FRANKFURT (MNI) – The recent increase of the European Central
Bank’s balance sheet to “unprecedented levels” has not contributed to
inflationary pressures in the Eurozone, former ECB Executive Board
member Lorenzo Bini Smaghi said in the Financial Times.

Rather, the ECB’s provision of cheap liquidity “has prevented a
sharp contraction in banks’ liabilities, which would have induced a
drastic deleveraging and possibly a credit crunch,” Bini Smaghi said in
an opinion piece published Wednesday evening.

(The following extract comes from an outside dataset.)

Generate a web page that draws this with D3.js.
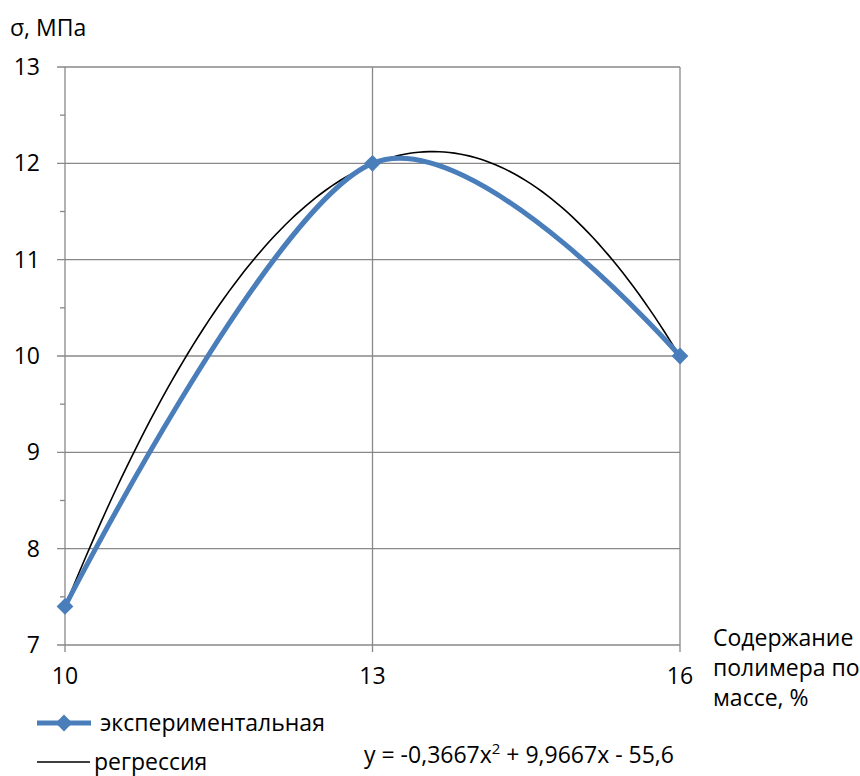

“Money and credit statistics in the euro area confirm that there
are no inflationary pressures, while aggregate demand growth is expected
to be modest, if not negative; and below potential for some time,” he
added.

However, Bini Smaghi did underscore a “more serious concern”: that
the ECB’s three-year funding operation could lead to banks becoming
addicted to easy central bank funding and having less incentive to make
the necessary adjustments to their balance sheets.

“This can be prevented only if supervisors put sufficient pressure
on bank managers and shareholders to continue adjustment, and to use
central bank funds only as a temporary, exceptional source of
financing,” Bini Smaghi wrote. “However, supervision in the Eurozone is
implemented at national level, with little incentive to pursue these
objectives rigorously and on a level playing field.”

The former central banker urged a greater role for the ECB in both
coordinating and supervising the Eurozone’s banking system. “The euro
area needs a supervisory and regulatory compact, as much as – if not
more than – a fiscal compact,” he said.